■ Exercise requirements
Retype the opening lines of the listing below, ending with the line that contains "440, 445, 450];", and leave out any pictures.

■ Supplied information
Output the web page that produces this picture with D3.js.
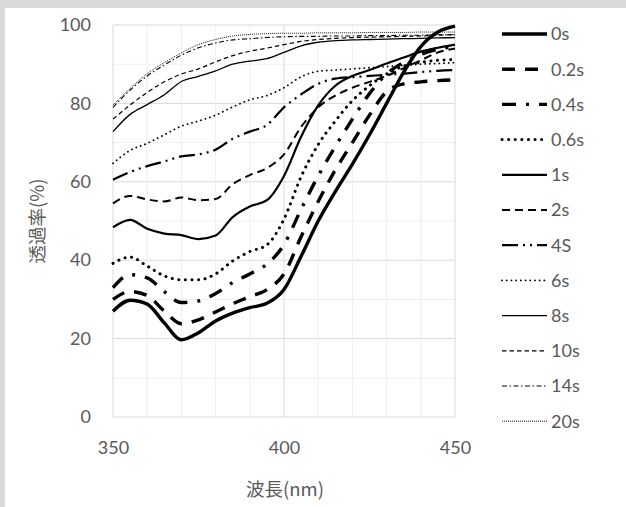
<!DOCTYPE html>
<html>
<head>
<meta charset="utf-8">
<script src="https://d3js.org/d3.v7.min.js"></script>
<style>
	body { margin: 0; background: #d9d9d9; }
	svg { display: block; }
	.tick text, .legendText { font-family: Lato, "Noto Sans", sans-serif; font-size: 18px; fill: #595959; }
	.axisTitle { font-family: "Noto Sans CJK JP", Lato, sans-serif; font-size: 18.5px; fill: #595959; }
</style>
</head>
<body>
<script>
(function(){

	//wavelength values (nm), one every 5 nm
	var wavelengths = [350, 355, 360, 365, 370, 375, 380, 385, 390, 395, 400, 405, 410, 415, 420, 425, 430, 435, 440, 445, 450];

	//series names in legend order
	var seriesNames = ["0s", "0.2s", "0.4s", "0.6s", "1s", "2s", "4S", "6s", "8s", "10s", "14s", "20s"];

	//transmittance (%)
	var t0s   = [27.0, 29.8, 28.8, 24.0, 19.7, 21.5, 24.5, 26.5, 27.9, 29.0, 32.5, 41.0, 50.0, 57.5, 64.5, 72.0, 80.0, 88.0, 94.5, 98.2, 99.7];
	var t02s  = [30.0, 32.0, 31.0, 27.0, 23.8, 24.8, 26.8, 28.9, 30.7, 32.5, 36.5, 46.0, 55.0, 63.0, 70.0, 77.0, 83.0, 85.0, 85.5, 85.8, 86.0];
	var t04s  = [33.0, 36.3, 35.5, 32.0, 29.2, 29.6, 31.5, 34.3, 36.5, 39.0, 44.0, 53.0, 61.5, 69.0, 76.0, 82.5, 87.5, 90.5, 92.5, 93.8, 94.5];
	var t06s  = [39.2, 40.8, 38.5, 36.0, 35.0, 35.0, 36.5, 39.8, 42.2, 43.9, 50.5, 61.3, 69.5, 75.5, 80.7, 84.5, 87.5, 89.5, 90.5, 91.0, 91.2];
	var t1s   = [48.4, 50.3, 48.0, 46.8, 46.4, 45.4, 46.3, 51.0, 53.7, 55.3, 61.5, 71.5, 79.5, 84.5, 87.0, 88.5, 90.2, 91.7, 93.2, 94.2, 95.0];
	var t2s   = [54.5, 56.4, 55.5, 55.0, 56.0, 55.3, 55.6, 59.4, 61.7, 63.5, 67.0, 74.0, 79.0, 82.0, 84.0, 85.5, 87.0, 89.0, 91.0, 93.0, 94.0];
	var t4s   = [60.5, 62.5, 64.0, 65.2, 66.5, 67.0, 68.2, 71.0, 72.8, 74.5, 79.0, 82.3, 85.0, 86.3, 86.7, 87.0, 87.3, 87.6, 88.0, 88.3, 88.5];
	var t6s   = [64.7, 68.0, 69.8, 72.0, 74.2, 75.5, 77.0, 79.1, 80.9, 82.0, 84.0, 86.8, 88.2, 88.5, 88.8, 89.1, 89.4, 89.7, 90.0, 90.2, 90.4];
	var t8s   = [72.8, 77.2, 79.7, 82.2, 85.6, 86.9, 88.3, 90.0, 90.8, 91.4, 93.0, 94.7, 95.6, 96.0, 96.2, 96.3, 96.4, 96.5, 96.6, 96.7, 96.8];
	var t10s  = [76.0, 79.6, 82.8, 85.5, 87.5, 88.8, 90.6, 92.2, 93.3, 94.1, 95.0, 95.8, 96.3, 96.6, 96.8, 96.9, 97.0, 97.1, 97.2, 97.4, 97.5];
	var t14s  = [79.0, 83.4, 87.0, 89.8, 92.3, 94.2, 95.4, 96.2, 96.5, 96.8, 97.0, 97.1, 97.1, 97.2, 97.2, 97.3, 97.3, 97.4, 97.4, 97.5, 97.5];
	var t20s  = [79.6, 83.8, 87.6, 90.4, 92.9, 95.0, 96.3, 97.2, 97.6, 97.8, 97.9, 97.9, 98.0, 98.0, 98.0, 98.1, 98.1, 98.1, 98.2, 98.2, 98.2];

	var seriesValues = [t0s, t02s, t04s, t06s, t1s, t2s, t4s, t6s, t8s, t10s, t14s, t20s];

	//tick labels
	var xTicks = [350, 400, 450];
	var yTicks = [0, 20, 40, 60, 80, 100];

	//line styles, one per series
	var lineStyles = [
		{width: 3.4, dash: null},
		{width: 3.4, dash: "13,10"},
		{width: 3.4, dash: "14,10,3,10"},
		{width: 3, dash: "0.1,6.5", cap: "round"},
		{width: 2.2, dash: null},
		{width: 2, dash: "8,5"},
		{width: 2.2, dash: "16,5,2,5,2,5"},
		{width: 1.8, dash: "0.1,4.6", cap: "round"},
		{width: 1.3, dash: null},
		{width: 1.2, dash: "4.5,3"},
		{width: 1.1, dash: "5,2.5,1.5,2.5"},
		{width: 0.9, dash: "1,1"}
	];

	var width = 626, height = 507;

	var svg = d3.select("body")
		.append("svg")
		.attr("width", width)
		.attr("height", height);

	//white chart area inside the gray frame
	svg.append("rect")
		.attr("x", 5)
		.attr("y", 8)
		.attr("width", width - 5)
		.attr("height", height - 8)
		.attr("fill", "#ffffff");

	//plot area scales
	var x = d3.scaleLinear().domain([350, 450]).range([113, 455]);
	var y = d3.scaleLinear().domain([0, 100]).range([417, 25]);

	//gridlines every 10, darker at the labelled values
	svg.append("g")
		.selectAll("line")
		.data(d3.range(0, 101, 10))
		.enter()
		.append("line")
		.attr("x1", x(350)).attr("x2", x(450))
		.attr("y1", function(d){ return y(d); })
		.attr("y2", function(d){ return y(d); })
		.attr("stroke", function(d){ return d % 20 == 0 ? "#d9d9d9" : "#efefef"; })
		.attr("stroke-width", 1);

	svg.append("g")
		.selectAll("line")
		.data(d3.range(350, 451, 10))
		.enter()
		.append("line")
		.attr("y1", y(0)).attr("y2", y(100))
		.attr("x1", function(d){ return x(d); })
		.attr("x2", function(d){ return x(d); })
		.attr("stroke", function(d){ return d % 50 == 0 ? "#d9d9d9" : "#efefef"; })
		.attr("stroke-width", 1);

	//axes (labels only, no domain lines)
	var yAxis = svg.append("g")
		.attr("transform", "translate(" + x(350) + ",0)")
		.call(d3.axisLeft(y).tickValues(yTicks).tickSize(0).tickPadding(22));

	var xAxis = svg.append("g")
		.attr("transform", "translate(0," + y(0) + ")")
		.call(d3.axisBottom(x).tickValues(xTicks).tickSize(0).tickPadding(24));

	[yAxis, xAxis].forEach(function(ax){
		ax.select(".domain").remove();
		ax.selectAll("text").attr("font-size", null).attr("font-family", null);
	});

	//axis titles
	svg.append("text")
		.attr("class", "axisTitle")
		.attr("transform", "translate(44,221) rotate(-90)")
		.attr("text-anchor", "middle")
		.text("透過率(%)");

	svg.append("text")
		.attr("class", "axisTitle")
		.attr("x", 285)
		.attr("y", 496)
		.attr("text-anchor", "middle")
		.text("波長(nm)");

	//line generator
	var line = d3.line()
		.x(function(d, i){ return x(wavelengths[i]); })
		.y(function(d){ return y(d); })
		.curve(d3.curveMonotoneX);

	svg.append("g")
		.selectAll("path")
		.data(seriesValues)
		.enter()
		.append("path")
		.attr("d", line)
		.attr("fill", "none")
		.attr("stroke", "#000")
		.attr("stroke-width", function(d, i){ return lineStyles[i].width; })
		.attr("stroke-dasharray", function(d, i){ return lineStyles[i].dash; })
		.attr("stroke-linecap", function(d, i){ return lineStyles[i].cap || "butt"; });

	//legend
	var legend = svg.append("g")
		.selectAll("g")
		.data(seriesNames)
		.enter()
		.append("g")
		.attr("transform", function(d, i){ return "translate(0," + (34 + i * 35.2) + ")"; });

	legend.append("line")
		.attr("x1", 502).attr("x2", 547)
		.attr("y1", 0).attr("y2", 0)
		.attr("stroke", "#000")
		.attr("stroke-width", function(d, i){ return lineStyles[i].width; })
		.attr("stroke-dasharray", function(d, i){ return lineStyles[i].dash; })
		.attr("stroke-linecap", function(d, i){ return lineStyles[i].cap || "butt"; });

	legend.append("text")
		.attr("class", "legendText")
		.attr("x", 551)
		.attr("y", 0)
		.attr("dy", "0.35em")
		.text(function(d){ return d; });

})();
</script>
</body>
</html>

■ Solution for this problem
Output the web page that produces this picture with D3.js.
<!DOCTYPE html>
<html>
<head>
<meta charset="utf-8">
<script src="https://d3js.org/d3.v7.min.js"></script>
<style>
	body { margin: 0; background: #d9d9d9; }
	svg { display: block; }
	.tick text, .legendText { font-family: Lato, "Noto Sans", sans-serif; font-size: 18px; fill: #595959; }
	.axisTitle { font-family: "Noto Sans CJK JP", Lato, sans-serif; font-size: 18.5px; fill: #595959; }
</style>
</head>
<body>
<script>
(function(){

	//wavelength values (nm), one every 5 nm
	var wavelengths = [350, 355, 360, 365, 370, 375, 380, 385, 390, 395, 400, 405, 410, 415, 420, 425, 430, 435, 440, 445, 450];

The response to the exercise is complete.